===== EXCERPTED DATA =====

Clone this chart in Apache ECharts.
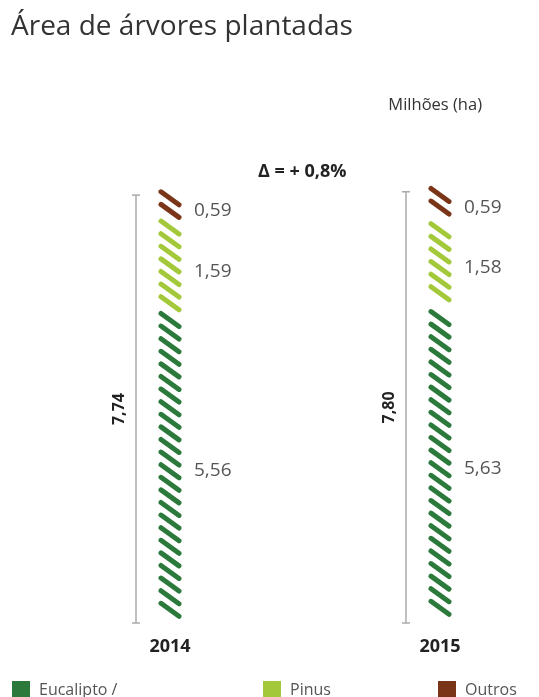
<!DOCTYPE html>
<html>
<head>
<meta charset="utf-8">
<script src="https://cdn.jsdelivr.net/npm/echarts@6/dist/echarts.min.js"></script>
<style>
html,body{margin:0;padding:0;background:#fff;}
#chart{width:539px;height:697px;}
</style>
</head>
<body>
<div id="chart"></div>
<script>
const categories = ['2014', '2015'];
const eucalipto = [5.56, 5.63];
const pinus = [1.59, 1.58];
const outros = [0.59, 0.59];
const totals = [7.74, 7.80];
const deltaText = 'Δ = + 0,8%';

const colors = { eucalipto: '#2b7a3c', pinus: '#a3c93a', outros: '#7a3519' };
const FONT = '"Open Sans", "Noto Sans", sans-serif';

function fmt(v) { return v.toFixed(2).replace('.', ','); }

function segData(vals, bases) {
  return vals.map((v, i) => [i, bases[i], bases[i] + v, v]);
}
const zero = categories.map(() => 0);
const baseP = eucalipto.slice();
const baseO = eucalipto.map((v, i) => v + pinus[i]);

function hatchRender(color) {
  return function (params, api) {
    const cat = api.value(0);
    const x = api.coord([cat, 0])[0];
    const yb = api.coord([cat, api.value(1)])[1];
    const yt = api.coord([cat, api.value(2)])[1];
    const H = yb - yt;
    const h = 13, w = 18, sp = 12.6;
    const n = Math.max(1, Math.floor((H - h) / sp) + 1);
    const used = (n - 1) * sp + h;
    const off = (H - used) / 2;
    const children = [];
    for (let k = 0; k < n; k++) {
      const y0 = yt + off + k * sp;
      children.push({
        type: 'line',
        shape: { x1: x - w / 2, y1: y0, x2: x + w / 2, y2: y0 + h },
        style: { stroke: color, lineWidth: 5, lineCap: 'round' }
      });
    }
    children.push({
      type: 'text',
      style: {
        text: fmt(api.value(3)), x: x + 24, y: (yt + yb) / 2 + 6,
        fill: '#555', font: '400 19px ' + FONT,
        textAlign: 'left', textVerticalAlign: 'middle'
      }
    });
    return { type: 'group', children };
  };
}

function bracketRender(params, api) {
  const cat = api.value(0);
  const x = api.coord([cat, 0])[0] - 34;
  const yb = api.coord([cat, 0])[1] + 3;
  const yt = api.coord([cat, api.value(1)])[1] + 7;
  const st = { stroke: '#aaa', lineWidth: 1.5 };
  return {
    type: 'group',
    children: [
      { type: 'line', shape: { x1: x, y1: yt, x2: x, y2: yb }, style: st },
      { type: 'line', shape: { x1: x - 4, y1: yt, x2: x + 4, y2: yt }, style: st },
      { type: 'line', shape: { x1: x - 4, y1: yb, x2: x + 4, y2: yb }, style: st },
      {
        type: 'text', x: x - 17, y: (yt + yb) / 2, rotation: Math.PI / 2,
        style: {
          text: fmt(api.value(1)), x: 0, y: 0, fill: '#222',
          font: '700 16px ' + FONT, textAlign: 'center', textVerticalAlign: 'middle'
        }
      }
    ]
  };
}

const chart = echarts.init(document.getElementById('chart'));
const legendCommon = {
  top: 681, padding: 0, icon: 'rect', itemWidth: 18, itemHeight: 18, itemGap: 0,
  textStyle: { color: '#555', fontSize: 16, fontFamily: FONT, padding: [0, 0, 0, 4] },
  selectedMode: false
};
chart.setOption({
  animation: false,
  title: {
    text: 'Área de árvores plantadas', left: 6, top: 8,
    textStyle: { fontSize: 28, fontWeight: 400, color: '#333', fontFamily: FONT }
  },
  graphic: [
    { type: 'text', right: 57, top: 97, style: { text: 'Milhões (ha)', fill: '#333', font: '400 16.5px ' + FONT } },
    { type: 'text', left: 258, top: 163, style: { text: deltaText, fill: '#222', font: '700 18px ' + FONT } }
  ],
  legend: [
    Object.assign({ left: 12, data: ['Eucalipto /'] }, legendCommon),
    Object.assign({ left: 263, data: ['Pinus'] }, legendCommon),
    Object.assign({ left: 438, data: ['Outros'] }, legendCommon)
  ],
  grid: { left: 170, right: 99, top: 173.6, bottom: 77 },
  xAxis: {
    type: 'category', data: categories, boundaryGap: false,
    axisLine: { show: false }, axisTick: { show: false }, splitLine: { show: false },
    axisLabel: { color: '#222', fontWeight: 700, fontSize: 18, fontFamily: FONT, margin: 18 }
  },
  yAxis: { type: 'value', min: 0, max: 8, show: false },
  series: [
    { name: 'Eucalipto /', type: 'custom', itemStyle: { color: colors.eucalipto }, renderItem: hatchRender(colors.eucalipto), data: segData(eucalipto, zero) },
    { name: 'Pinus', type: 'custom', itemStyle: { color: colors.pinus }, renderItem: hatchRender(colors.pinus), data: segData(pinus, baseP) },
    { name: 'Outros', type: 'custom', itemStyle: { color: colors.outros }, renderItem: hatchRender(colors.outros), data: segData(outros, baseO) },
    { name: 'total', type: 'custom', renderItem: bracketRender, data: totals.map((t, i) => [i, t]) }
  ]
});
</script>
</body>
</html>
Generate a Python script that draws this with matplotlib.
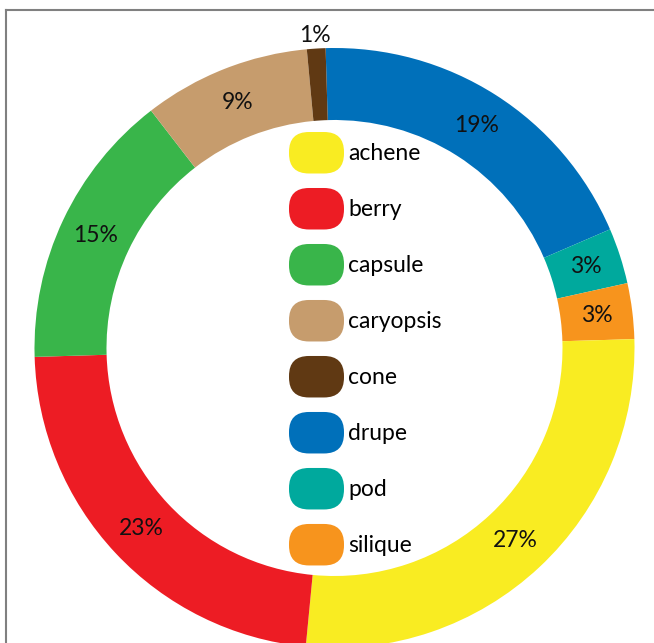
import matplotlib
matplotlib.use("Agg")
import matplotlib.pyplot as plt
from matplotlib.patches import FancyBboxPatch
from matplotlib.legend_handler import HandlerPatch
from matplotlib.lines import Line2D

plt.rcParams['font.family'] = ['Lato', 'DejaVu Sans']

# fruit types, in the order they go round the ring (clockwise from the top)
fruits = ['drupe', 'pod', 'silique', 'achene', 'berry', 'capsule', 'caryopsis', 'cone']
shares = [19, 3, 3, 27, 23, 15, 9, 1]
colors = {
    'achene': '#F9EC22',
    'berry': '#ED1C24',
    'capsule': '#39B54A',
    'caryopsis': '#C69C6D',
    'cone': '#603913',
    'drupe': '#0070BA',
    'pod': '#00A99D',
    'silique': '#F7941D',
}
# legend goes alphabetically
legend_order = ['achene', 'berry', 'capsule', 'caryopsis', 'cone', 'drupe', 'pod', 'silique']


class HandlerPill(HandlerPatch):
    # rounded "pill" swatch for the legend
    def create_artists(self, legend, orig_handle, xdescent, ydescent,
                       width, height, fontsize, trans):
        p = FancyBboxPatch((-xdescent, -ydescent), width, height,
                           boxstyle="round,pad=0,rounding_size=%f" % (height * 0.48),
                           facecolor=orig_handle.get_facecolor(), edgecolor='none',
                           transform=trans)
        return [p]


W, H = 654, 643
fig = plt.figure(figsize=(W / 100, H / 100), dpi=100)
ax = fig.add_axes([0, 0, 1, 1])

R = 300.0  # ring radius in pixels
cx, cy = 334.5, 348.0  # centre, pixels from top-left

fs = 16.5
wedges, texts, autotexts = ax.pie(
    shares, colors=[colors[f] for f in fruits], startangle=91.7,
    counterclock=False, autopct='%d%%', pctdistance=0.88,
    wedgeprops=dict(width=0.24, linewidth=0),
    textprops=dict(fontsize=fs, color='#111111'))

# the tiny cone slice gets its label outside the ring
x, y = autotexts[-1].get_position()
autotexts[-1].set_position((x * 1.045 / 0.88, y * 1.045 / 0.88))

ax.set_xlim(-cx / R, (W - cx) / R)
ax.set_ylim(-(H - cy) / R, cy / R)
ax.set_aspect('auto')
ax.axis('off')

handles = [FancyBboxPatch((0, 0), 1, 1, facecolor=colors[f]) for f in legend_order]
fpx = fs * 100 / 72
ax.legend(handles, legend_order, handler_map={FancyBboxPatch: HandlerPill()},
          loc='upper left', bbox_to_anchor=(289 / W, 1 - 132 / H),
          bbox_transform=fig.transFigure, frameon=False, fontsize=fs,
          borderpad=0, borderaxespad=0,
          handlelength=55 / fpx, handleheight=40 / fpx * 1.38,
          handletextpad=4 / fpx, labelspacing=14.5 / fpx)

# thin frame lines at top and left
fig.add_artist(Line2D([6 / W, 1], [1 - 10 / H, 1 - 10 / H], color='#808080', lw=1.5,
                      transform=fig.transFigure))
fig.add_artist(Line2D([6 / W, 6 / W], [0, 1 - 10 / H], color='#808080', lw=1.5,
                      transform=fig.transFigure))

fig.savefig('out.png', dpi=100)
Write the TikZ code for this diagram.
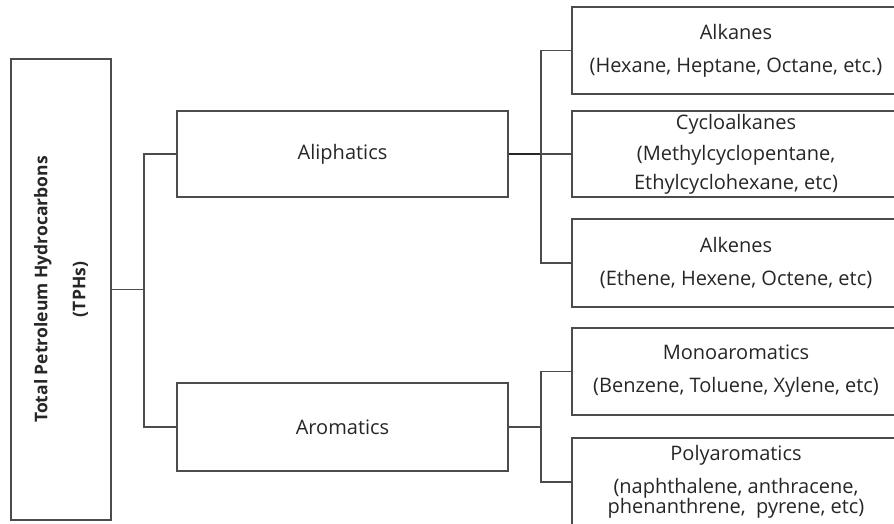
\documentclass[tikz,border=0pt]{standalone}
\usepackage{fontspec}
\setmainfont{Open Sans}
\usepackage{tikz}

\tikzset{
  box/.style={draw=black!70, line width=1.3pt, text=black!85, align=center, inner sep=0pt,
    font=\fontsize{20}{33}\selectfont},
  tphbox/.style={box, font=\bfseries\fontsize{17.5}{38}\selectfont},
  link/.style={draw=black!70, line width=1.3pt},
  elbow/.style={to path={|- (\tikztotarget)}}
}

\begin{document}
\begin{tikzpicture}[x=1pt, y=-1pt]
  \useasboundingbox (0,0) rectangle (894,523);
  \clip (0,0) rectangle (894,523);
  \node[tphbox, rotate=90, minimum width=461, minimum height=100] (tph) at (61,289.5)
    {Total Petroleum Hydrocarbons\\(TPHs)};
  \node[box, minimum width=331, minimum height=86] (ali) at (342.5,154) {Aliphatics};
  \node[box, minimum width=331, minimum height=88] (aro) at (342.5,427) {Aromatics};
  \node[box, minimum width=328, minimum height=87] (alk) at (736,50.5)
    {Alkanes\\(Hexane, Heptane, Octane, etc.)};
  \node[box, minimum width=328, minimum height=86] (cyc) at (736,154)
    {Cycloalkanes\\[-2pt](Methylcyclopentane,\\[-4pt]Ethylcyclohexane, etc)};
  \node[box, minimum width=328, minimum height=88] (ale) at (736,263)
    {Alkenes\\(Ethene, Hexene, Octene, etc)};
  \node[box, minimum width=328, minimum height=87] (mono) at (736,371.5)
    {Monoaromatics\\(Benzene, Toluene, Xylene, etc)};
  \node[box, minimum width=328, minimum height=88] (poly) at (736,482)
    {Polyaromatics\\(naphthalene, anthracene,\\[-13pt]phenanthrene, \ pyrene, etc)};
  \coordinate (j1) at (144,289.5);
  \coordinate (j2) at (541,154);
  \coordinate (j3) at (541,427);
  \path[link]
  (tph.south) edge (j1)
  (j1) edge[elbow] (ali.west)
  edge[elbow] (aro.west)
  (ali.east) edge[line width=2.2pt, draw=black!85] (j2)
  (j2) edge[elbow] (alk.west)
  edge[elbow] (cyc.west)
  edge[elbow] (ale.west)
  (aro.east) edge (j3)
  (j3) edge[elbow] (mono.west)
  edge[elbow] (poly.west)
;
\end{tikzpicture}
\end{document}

=====

DIRECTIVE: In the lines above, locate the string "this". Copy every line where it occurs.

FINISHED ANSWER:
Clone this chart in Apache ECharts.
Generate a Python script that draws this with matplotlib.
Write the TikZ code for this diagram.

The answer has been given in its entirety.